The British Bankers’ Association is in the final stages of establishing a set of protocols to help improve the image of the individual voluntary arr-angement sector.
At a recent debt forum with the Insolvency Service, the BBA called on IVA providers to help customers understand IVAs better and for improved literature to be developed over the next six months.
It said this should include clearer information about the consequences of entering into IVAs and whether IVAs are their most appropriate way for people to get out of debt.
The forum focussed on various aspects of IVAs including advertising and due diligence fees, as well as ex-ploring the possibility of developing a set of protocols covering all aspects of the IVA process.
Work on a standardised information pack will begin shortly and this is expected to be published in spring 2008.

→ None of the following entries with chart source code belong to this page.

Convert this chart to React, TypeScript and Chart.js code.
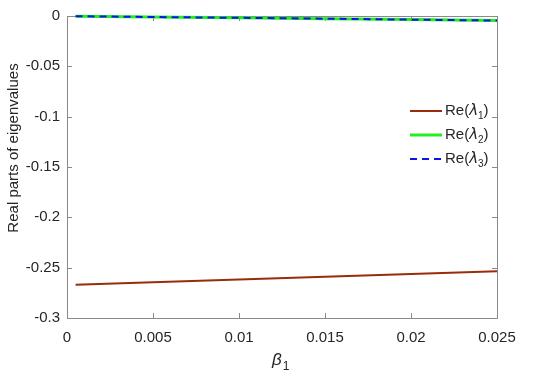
import { useEffect, useRef } from 'react';
import { Chart, registerables } from 'chart.js';

Chart.register(...registerables);

const betaValues = [0.0005, 0.005, 0.01, 0.015, 0.02, 0.025];
const re1 = [-0.267, -0.2645, -0.2618, -0.259, -0.2563, -0.2535];
const re2 = [-0.0002, -0.001, -0.0018, -0.0027, -0.0036, -0.0045];
const re3 = [-0.0002, -0.001, -0.0018, -0.0027, -0.0036, -0.0045];
const xTicks = [0, 0.005, 0.01, 0.015, 0.02, 0.025];
const yTicks = [0, -0.05, -0.1, -0.15, -0.2, -0.25, -0.3];
const legendNames = ['1', '2', '3'];

const FONT = '"Liberation Sans", Arial, Helvetica, sans-serif';
const AXIS_COLOR = '#8a8a8a';
const TEXT_COLOR = '#262626';
const RED = '#9a2c0c';
const GREEN = '#22ee22';
const BLUE = '#0a14e6';

const fmt = (v: number) => String(Math.round(v * 1000) / 1000);

const overlay = {
  id: 'overlay',
  beforeDatasetsDraw(chart: any) {
    const { ctx, chartArea: a, scales } = chart;
    const xs = scales.x;
    const ys = scales.y;
    ctx.save();
    ctx.strokeStyle = AXIS_COLOR;
    ctx.lineWidth = 1;
    ctx.strokeRect(Math.round(a.left) + 0.5, Math.round(a.top) + 0.5, Math.round(a.right - a.left), Math.round(a.bottom - a.top));
    const tl = 5;
    ctx.beginPath();
    for (const v of xTicks) {
      const px = Math.round(xs.getPixelForValue(v)) + 0.5;
      ctx.moveTo(px, a.bottom);
      ctx.lineTo(px, a.bottom - tl);
      ctx.moveTo(px, a.top);
      ctx.lineTo(px, a.top + tl);
    }
    for (const v of yTicks) {
      const py = Math.round(ys.getPixelForValue(v)) + 0.5;
      ctx.moveTo(a.left, py);
      ctx.lineTo(a.left + tl, py);
      ctx.moveTo(a.right, py);
      ctx.lineTo(a.right - tl, py);
    }
    ctx.stroke();
    ctx.restore();
  },
  afterDraw(chart: any) {
    const { ctx } = chart;
    ctx.save();
    ctx.fillStyle = TEXT_COLOR;
    ctx.font = `15px ${FONT}`;
    ctx.textAlign = 'center';
    ctx.textBaseline = 'middle';
    ctx.save();
    ctx.translate(14, 148);
    ctx.rotate(-Math.PI / 2);
    ctx.fillText('Real parts of eigenvalues', 0, 0);
    ctx.restore();

    ctx.textAlign = 'left';
    ctx.textBaseline = 'alphabetic';
    ctx.font = `italic 17px ${FONT}`;
    const bx = 272;
    const by = 365;
    ctx.fillText('β', bx, by);
    const bw = ctx.measureText('β').width;
    ctx.font = `12px ${FONT}`;
    ctx.fillText('1', bx + bw + 1, by + 5);

    const colors = [RED, GREEN, BLUE];
    const widths = [2, 3, 2];
    const dashes = [[], [], [7, 5]];
    const rowY = [111, 135, 159];
    for (let i = 0; i < 3; i++) {
      const y = rowY[i];
      ctx.save();
      ctx.strokeStyle = colors[i];
      ctx.lineWidth = widths[i];
      ctx.setLineDash(dashes[i]);
      ctx.beginPath();
      ctx.moveTo(410, y);
      ctx.lineTo(442, y);
      ctx.stroke();
      ctx.restore();
      ctx.fillStyle = TEXT_COLOR;
      ctx.textBaseline = 'middle';
      ctx.font = `15px ${FONT}`;
      let x = 445;
      ctx.fillText('Re(', x, y);
      x += ctx.measureText('Re(').width;
      ctx.font = `italic 15px "DejaVu Sans", ${FONT}`;
      ctx.fillText('λ', x, y);
      x += ctx.measureText('λ').width;
      ctx.font = `10px ${FONT}`;
      ctx.fillText(legendNames[i], x, y + 5);
      x += ctx.measureText(legendNames[i]).width;
      ctx.font = `15px ${FONT}`;
      ctx.fillText(')', x, y);
    }
    ctx.restore();
  },
};

export default function App() {
  const ref = useRef<HTMLCanvasElement>(null);
  useEffect(() => {
    document.body.style.margin = '0';
    const chart = new Chart(ref.current as HTMLCanvasElement, {
      type: 'line',
      data: {
        datasets: [
          {
            label: 'Re(λ1)',
            data: betaValues.map((x, i) => ({ x, y: re1[i] })),
            borderColor: RED,
            borderWidth: 2,
            pointRadius: 0,
            clip: 6,
            order: 2,
          },
          {
            label: 'Re(λ2)',
            data: betaValues.map((x, i) => ({ x, y: re2[i] })),
            borderColor: GREEN,
            borderWidth: 3,
            pointRadius: 0,
            clip: 6,
            order: 1,
          },
          {
            label: 'Re(λ3)',
            data: betaValues.map((x, i) => ({ x, y: re3[i] })),
            borderColor: BLUE,
            borderWidth: 2,
            borderDash: [7, 5],
            pointRadius: 0,
            clip: 6,
            order: 0,
          },
        ],
      },
      options: {
        responsive: false,
        animation: false,
        layout: { padding: { left: 0, top: 15, right: 53, bottom: 0 } },
        plugins: { legend: { display: false }, tooltip: { enabled: false } },
        scales: {
          x: {
            type: 'linear',
            min: 0,
            max: 0.025,
            grid: { display: false, drawTicks: false },
            border: { display: false },
            afterBuildTicks: (s: any) => {
              s.ticks = xTicks.map((v) => ({ value: v }));
            },
            afterFit: (s: any) => {
              s.height = 61;
            },
            ticks: {
              padding: 11,
              color: TEXT_COLOR,
              font: { family: FONT, size: 15 },
              maxRotation: 0,
              autoSkip: false,
              callback: (v: any) => fmt(Number(v)),
            },
          },
          y: {
            type: 'linear',
            min: -0.3,
            max: 0,
            grid: { display: false, drawTicks: false },
            border: { display: false },
            afterBuildTicks: (s: any) => {
              s.ticks = yTicks.map((v) => ({ value: v }));
            },
            afterFit: (s: any) => {
              s.width = 67;
            },
            ticks: {
              padding: 7,
              color: TEXT_COLOR,
              font: { family: FONT, size: 15 },
              autoSkip: false,
              callback: (v: any) => fmt(Number(v)),
            },
          },
        },
      },
      plugins: [overlay],
    });
    return () => chart.destroy();
  }, []);
  return (
    <div style={{ position: 'relative', width: 550, height: 379 }}>
      <canvas ref={ref} width={550} height={379} style={{ display: 'block' }} />
    </div>
  );
}
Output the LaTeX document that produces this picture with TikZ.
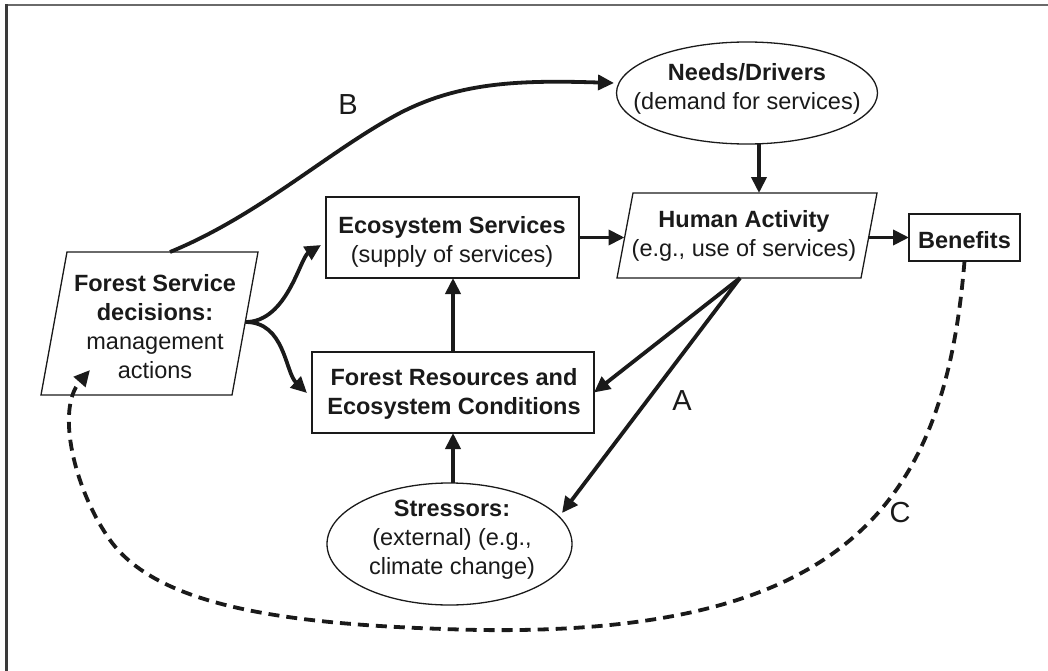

The number of IVAs has risen in the past few years, reaching 44,000 in 2006, up from 5,000 in 2002. Northern Rock and HSBC both recently clamped down on IVA acceptances and credit card company Capital One has said it will reject IVAs where total fees exceed £4,500.
Capital One says the fees charged by debt management companies to people who take out IVAs are “in most cases excessive”.
Desmond Flynn, inspector general of the Insolvency Service, says: “The development of these standard protocols will produce clear benefits when it comes to the issues of transparency, fairness and the overall cost of the IVA process.
“We hope that this will enable IVA proposals to be dealt with on their merits, which would be in the best interests of debtors and creditors.”
Eric Leenders, executive director of the BBA, says: “All that is left is the fine detail to be thrashed out. We hope the full set of IVA standards will be fin-alised by the end of this year.”